A new bill promises to allow NCAA student-athletes to profit from their name, image, and likeness.
Last week, Rep. Mark Walker introduced a new bill that would finally enable college athletes the right to profit from their persona as an athlete. The new legislation is called the Student-Athlete Equity Act.
“This is the time and the moment to be able to push back and defend the rights of these young adults,” Walker, a former college athlete, told the Raleigh News & Observer. What the bill plans to do is redefine the terms of a qualified amateur sports organization in the tax code, and in turn would allow student-athletes to be paid for their name and likeness, according to The News & Observer.
Currently, NCAA regulations allow players to receive scholarships but prohibit them from receiving outside payment. However, schools are able to gain money from using a student-athlete’s likeness by selling jerseys and other promotional products.
“It’s just odd that in our free market system that this is the one area where we say, ‘No.

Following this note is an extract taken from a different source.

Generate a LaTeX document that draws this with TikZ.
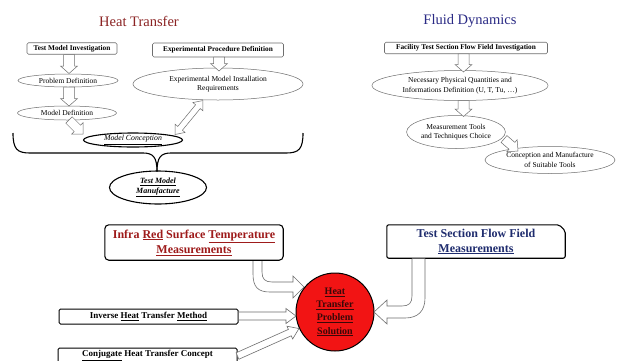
\documentclass[tikz,border=0pt]{standalone}
\usepackage{fontspec}
\setmainfont{Liberation Serif}
\usetikzlibrary{shapes.geometric,calc}
\definecolor{htred}{HTML}{8B2323}
\definecolor{fdblue}{HTML}{2A2A85}
\definecolor{irred}{HTML}{9E1B1B}
\definecolor{tsblue}{HTML}{1F2C6E}
\definecolor{edgegray}{HTML}{6E6E6E}
\definecolor{solred}{HTML}{F21414}
\definecolor{soltext}{HTML}{3A0808}
% hollow straight arrow: [opts]{from}{to}{shaft half}{head half}{head length}
\newcommand\harr[6][]{%
  \draw[hollow,#1] let \p1=($(#3)-(#2)$), \n1={atan2(\y1,\x1)}, \n2={veclen(\x1,\y1)} in
   [shift={(#2)}, rotate=\n1]
   (0,#4) -- ({\n2-#6},#4) -- ({\n2-#6},#5) -- ({\n2},0) -- ({\n2-#6},-#5) -- ({\n2-#6},-#4) -- (0,-#4) -- cycle;}
\newcommand\hdarr[6][]{%
  \draw[hollow,#1] let \p1=($(#3)-(#2)$), \n1={atan2(\y1,\x1)}, \n2={veclen(\x1,\y1)} in
   [shift={(#2)}, rotate=\n1]
   (0,0) -- ({#6},#5) -- ({#6},#4) -- ({\n2-#6},#4) -- ({\n2-#6},#5) -- ({\n2},0) -- ({\n2-#6},-#5) -- ({\n2-#6},-#4) -- ({#6},-#4) -- ({#6},-#5) -- cycle;}
\begin{document}
\begin{tikzpicture}[x=1pt,y=-1pt,
  hollow/.style={draw=edgegray, line width=0.5pt, fill=white, line join=miter},
  title/.style={inner sep=0pt, font=\fontsize{14.5}{16}\selectfont},
  topbox/.style={draw=edgegray, line width=0.6pt, rounded corners=1.5pt, fill=white, inner sep=0pt, font=\fontsize{7.3}{8}\selectfont\bfseries},
  oval/.style={ellipse, draw=edgegray, line width=0.5pt, fill=white, inner sep=0pt, align=center, font=\fontsize{7.5}{9.5}\selectfont},
  keyoval/.style={ellipse, draw=black, line width=1.1pt, fill=white, inner sep=0pt, align=center},
  bigbox/.style={inner sep=0pt, align=center, font=\fontsize{12}{15}\selectfont\bfseries},
  bigedge/.style={draw=black, line width=1.1pt},
  smallbox/.style={draw=black, line width=1pt, rounded corners=1.5pt, fill=white, inner sep=0pt, font=\fontsize{9}{10}\selectfont\bfseries},
  sol/.style={circle, draw=black, line width=1pt, fill=solred, minimum size=78pt, inner sep=0pt, align=center, text=soltext, font=\fontsize{10}{13.3}\selectfont\bfseries}]
\useasboundingbox (0,0) rectangle (619,360);
\fill[white] (0,0) rectangle (619,360);

% titles
\node[title, text=htred] (htt) at (139,21) {Heat Transfer};
\node[title, text=fdblue] (fdt) at (470,21) {Fluid Dynamics};

% Heat transfer branch
\node[topbox, minimum width=90pt, minimum height=11.5pt] (tmi) at (72,48.5) {Test Model Investigation};
\node[topbox, minimum width=131pt, minimum height=14pt] (epd) at (218,50) {Experimental Procedure Definition};
\node[oval, minimum width=100pt, minimum height=13pt] (pd) at (68,80.5) {Problem Definition};
\node[oval, minimum width=99pt, minimum height=14pt] (md) at (67,113) {Model Definition};
\node[oval, minimum width=170pt, minimum height=32pt] (emir) at (218,84) {Experimental Model Installation\\Requirements};
\node[keyoval, minimum width=99pt, minimum height=14pt, font=\fontsize{7.8}{9}\selectfont\itshape] (mc) at (133,140) {\underline{Model Conception}};
\node[keyoval, minimum width=97pt, minimum height=33pt, font=\fontsize{8}{10}\selectfont\bfseries\itshape] (tmm) at (158,187.5) {\underline{Test Model}\\\underline{Manufacture}};

\coordinate (a1s) at (69,54.5);  \coordinate (a1e) at (69,73.5);
\coordinate (a2s) at (69,87.2);  \coordinate (a2e) at (69,106);
\coordinate (a3s) at (69,120);   \coordinate (a3e) at (83,134);
\coordinate (a4s) at (219,57);   \coordinate (a4e) at (219,71);
\coordinate (a5s) at (175,134.5); \coordinate (a5e) at (203,100.5);
\harr{a1s}{a1e}{5.5}{8.5}{7.5}
\harr{a2s}{a2e}{5.5}{8.5}{7.5}
\harr{a3s}{a3e}{4.5}{8}{8}
\harr{a4s}{a4e}{5.5}{8.5}{7.5}
\hdarr{a5s}{a5e}{3}{6.5}{8}

% brace
\coordinate (brl) at (13,133); \coordinate (brr) at (303,133); \coordinate (brt) at (157,171.5);
\draw[black, line width=1.1pt]
  (brl) .. controls (13,149) and (17,153) .. (30,153) -- (143,153)
  .. controls (153,153) and (157,157) .. (brt);
\draw[black, line width=1.1pt]
  (brr) .. controls (303,149) and (299,153) .. (286,153) -- (171,153)
  .. controls (161,153) and (157,157) .. (brt);

% Fluid dynamics branch
\node[topbox, minimum width=163pt, minimum height=11.5pt] (fac) at (466,48) {Facility Test Section Flow Field Investigation};
\node[oval, minimum width=176pt, minimum height=30pt] (npq) at (460,85.5) {Necessary Physical Quantities and\\Informations Definition (U, T, Tu, \dots)};
\node[oval, minimum width=98pt, minimum height=33pt] (mtc) at (456,132) {Measurement Tools\\and Techniques Choice};
\node[oval, minimum width=130pt, minimum height=27pt] (cms) at (550,160) {Conception and Manufacture\\of Suitable Tools};
\coordinate (b1s) at (463.5,53.8); \coordinate (b1e) at (463.5,72);
\coordinate (b2s) at (463.5,100.5); \coordinate (b2e) at (463.5,116.5);
\coordinate (b3s) at (504,139); \coordinate (b3e) at (518,151);
\harr{b1s}{b1e}{5.5}{8.5}{7.5}
\harr{b2s}{b2e}{5.5}{8.5}{7.5}
\harr{b3s}{b3e}{4.5}{8}{8}

% bottom part
\node[bigbox, text=irred, minimum width=178pt, minimum height=35pt] (ir) at (194,242.5) {Infra \underline{Red} Surface \underline{Temperature}\\\underline{Measurements}};
\draw[bigedge, rounded corners=4pt] (ir.south west) -- (ir.north west) -- (ir.north east) -- (ir.south east) -- cycle;
\node[bigbox, text=tsblue, minimum width=178pt, minimum height=33pt] (ts) at (476,241.5) {Test Section Flow Field\\\underline{Measurements}};
\draw[bigedge, rounded corners=2pt] (ts.south west) -- (ts.north west) -- ($(ts.north east)+(-6,0)$) -- ($(ts.north east)+(0,6)$) -- (ts.south east) -- cycle;
\node[sol] (sol) at (335,312) {\underline{Heat}\\\underline{Transfer}\\\underline{Problem}\\\underline{Solution}};
\node[smallbox, minimum width=179pt, minimum height=15pt] (inv) at (148.5,316.5) {Inverse \underline{Heat} Transfer \underline{Method}};
\node[smallbox, minimum width=179pt, minimum height=15pt] (conj) at (147.5,355.5) {\underline{Conjugate} Heat Transfer Concept};

% curved hollow arrows
\draw[hollow, line width=0.6pt] (253,261) -- (253,274) .. controls (253,287) and (258,292) .. (270,292) -- (293,292) -- (293,298) -- (304,287) -- (293,276) -- (293,282) -- (272,282) .. controls (265,282) and (262,279) .. (262,272) -- (262,261);
\draw[hollow, line width=0.6pt] (412,258.5) -- (412,296) .. controls (412,303) and (409,306) .. (402,306) -- (387,306) -- (387,300) -- (374,312) -- (387,324) -- (387,318) -- (405,318) .. controls (418,318) and (425,311) .. (425,298) -- (425,258.5);
\coordinate (c1s) at (238.5,316); \coordinate (c1e) at (296,316);
\coordinate (c2s) at (237.5,356); \coordinate (c2e) at (299,328.5);
\harr[line width=0.6pt]{c1s}{c1e}{4}{7.5}{10}
\harr[line width=0.6pt]{c2s}{c2e}{3.5}{7}{10}
\end{tikzpicture}
\end{document}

We’ll let you make money for the university, but you can’t have any access to your name or likeness,’” Walker told The News & Observer. “This is an earning opportunity for 99 percent of these student-athletes who will never have another access to do something like this.”
Additionally, Walker mentioned he met with NCAA representatives and is looking to also discuss the possibility of guidelines no longer including a blanket ban on player earnings. These new movements follow up from NCAA’s ongoing legal dispute regarding the push for athletes to receive more benefits as well as monetary compensation. According to The Hill, a federal judge has yet to issue a ruling in Alston v. NCAA, a class action lawsuit that went to trial last fall arguing that a cap on the value of athletic scholarships prevents individual colleges from competing with each other for an athlete’s services.
The NCAA has not responded to requests for comment.